Funcas estimates a gross job destruction ranging from 1.7 to 2.3 million jobs in Spain. In the central scenario, the figure hovers around 2 million positions as an average. There are also two extreme scenarios: a milder one with approximately 700,000 jobs destroyed, and a much harsher one exceeding 3.5 million.

What’s striking is that the impact isn’t limited to mechanical or highly repetitive tasks. Generative AI is directly targeting many office positions, affecting administrative roles, technical profiles, qualified professionals, content creation, text revision, data analysis, information management, customer service, and internal processes that previously relied on a person behind a screen.

All of us in these roles, including myself, might find ourselves seeking new avenues, perhaps in less conventional fields. Regardless, all is not lost if we strive to adapt and improve, as there is a more optimistic perspective to consider.

Two Scenarios Will Shape Our Future

Funcas distinguishes between two important concepts: being exposed to AI and being automatable by AI. Spain has 27.4% of its jobs exposed to generative AI, slightly above the OECD average of 26%. However, the actual risk of automation is much lower at 5.9%, significantly below the OECD’s 12%. Simply put, many people will work alongside AI, but this doesn’t necessarily mean all those jobs will vanish. This isn’t entirely bad news.

There’s also a less catastrophic outlook. AI not only replaces tasks but also creates new ones; it transforms rather than just destroys. The report estimates that around 1.61 million new jobs linked to this technology could emerge. With this compensation, the net job loss in the central scenario would be about 400,000 positions over 10 years, which is still a substantial number, representing nearly half a million people who may not return to traditional employment.

Companies Are Increasingly Adopting AI

Spanish companies are already embracing this trend. The use of AI in companies with 10 or more employees rose from 12.4% in 2023 to 21.1% in the first quarter of 2025. This is no longer just about casually trying out tools like ChatGPT but about integrating AI into real processes, automation, operations, system delegation, supervision, and much more.

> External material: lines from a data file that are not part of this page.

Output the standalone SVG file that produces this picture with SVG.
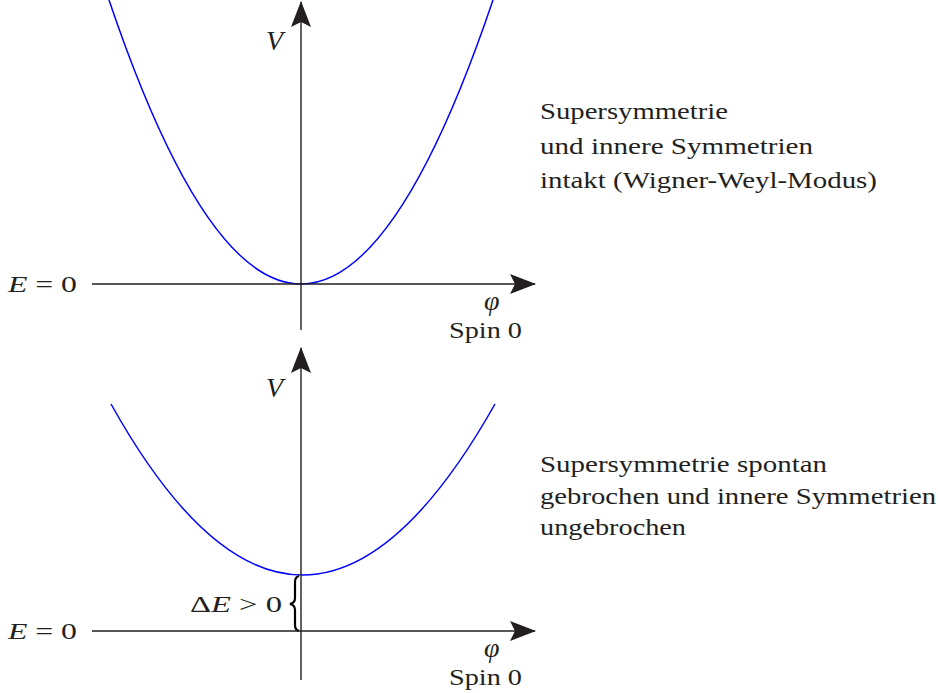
<svg xmlns="http://www.w3.org/2000/svg" width="938" height="693" viewBox="0 0 938 693">
<defs>
<marker id="arr" viewBox="0 0 26 20" refX="25" refY="10" markerWidth="26" markerHeight="20" markerUnits="userSpaceOnUse" orient="auto">
<path d="M0,0 L26,10 L0,20 L5,10 Z" fill="#231f20"/>
</marker>
<style>
.axis{stroke:#231f20;stroke-width:1.4;fill:none}
.curve{stroke:#0000ff;stroke-width:1.5;fill:none}
text{font-family:"Liberation Serif","Times New Roman",serif;font-size:24px;fill:#231f20}
.it{font-style:italic}
.big{font-size:28px}
</style>
</defs>
<rect width="938" height="693" fill="#ffffff"/>
<g id="top-plot">
<path class="curve" d="M109,0 Q301,568 493,0"/>
<text x="8" y="292" textLength="69" lengthAdjust="spacingAndGlyphs"><tspan class="it">E</tspan> = 0</text>
<text class="it big" x="266" y="50">V</text>
<text class="it big" x="484" y="310">φ</text>
<text x="449" y="338" textLength="73" lengthAdjust="spacingAndGlyphs">Spin 0</text>
</g>
<g id="top-text">
<text x="540" y="119" textLength="188" lengthAdjust="spacingAndGlyphs">Supersymmetrie</text>
<text x="540" y="154" textLength="273" lengthAdjust="spacingAndGlyphs">und innere Symmetrien</text>
<text x="540" y="188" textLength="337" lengthAdjust="spacingAndGlyphs">intakt (Wigner-Weyl-Modus)</text>
</g>
<g id="bottom-plot">
<path class="curve" d="M111,404 Q302,746 495,404"/>
<text x="8" y="639" textLength="69" lengthAdjust="spacingAndGlyphs"><tspan class="it">E</tspan> = 0</text>
<text class="it big" x="266" y="397">V</text>
<text class="it big" x="484" y="657">φ</text>
<text x="449" y="685" textLength="73" lengthAdjust="spacingAndGlyphs">Spin 0</text>
<text x="190" y="612" textLength="92" lengthAdjust="spacingAndGlyphs">Δ<tspan class="it">E</tspan> &gt; 0</text>
<path d="M299,576 Q295,577 295,582 L295,598 Q295,603 290,604 Q295,605 295,610 L295,625 Q295,630 299,631" stroke="#000" stroke-width="2.2" fill="none"/>
</g>
<g id="bottom-text">
<text x="540" y="472" textLength="287" lengthAdjust="spacingAndGlyphs">Supersymmetrie spontan</text>
<text x="540" y="504" textLength="396" lengthAdjust="spacingAndGlyphs">gebrochen und innere Symmetrien</text>
<text x="540" y="535" textLength="146" lengthAdjust="spacingAndGlyphs">ungebrochen</text>
</g>
<g id="connectors">
<line class="axis" x1="301" y1="330" x2="301" y2="2" marker-end="url(#arr)"/>
<line class="axis" x1="92" y1="284" x2="535" y2="284" marker-end="url(#arr)"/>
<line class="axis" x1="301" y1="680" x2="301" y2="348" marker-end="url(#arr)"/>
<line class="axis" x1="92" y1="631" x2="535" y2="631" marker-end="url(#arr)"/>
</g>
</svg>
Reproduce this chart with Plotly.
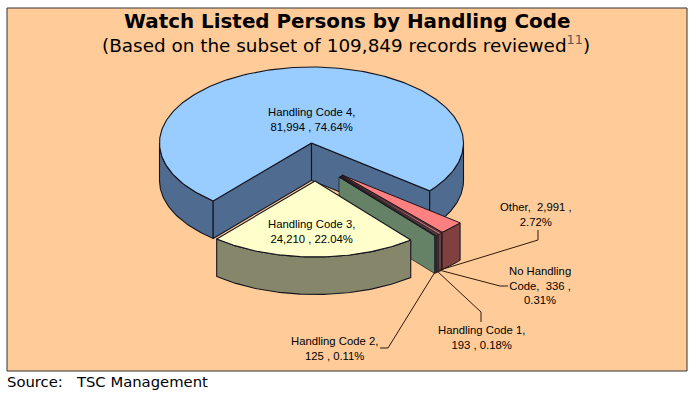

The next decade will clarify which jobs are substituted, which are completely transformed, and which are created thanks to AI. The crucial difference will lie in a fundamental skill: knowing how to use AI or watching as others leverage it for us. Ultimately, as with the internet, AI is poised to reshape employment in Spain. We must evolve with it, or risk falling behind in unemployment rates.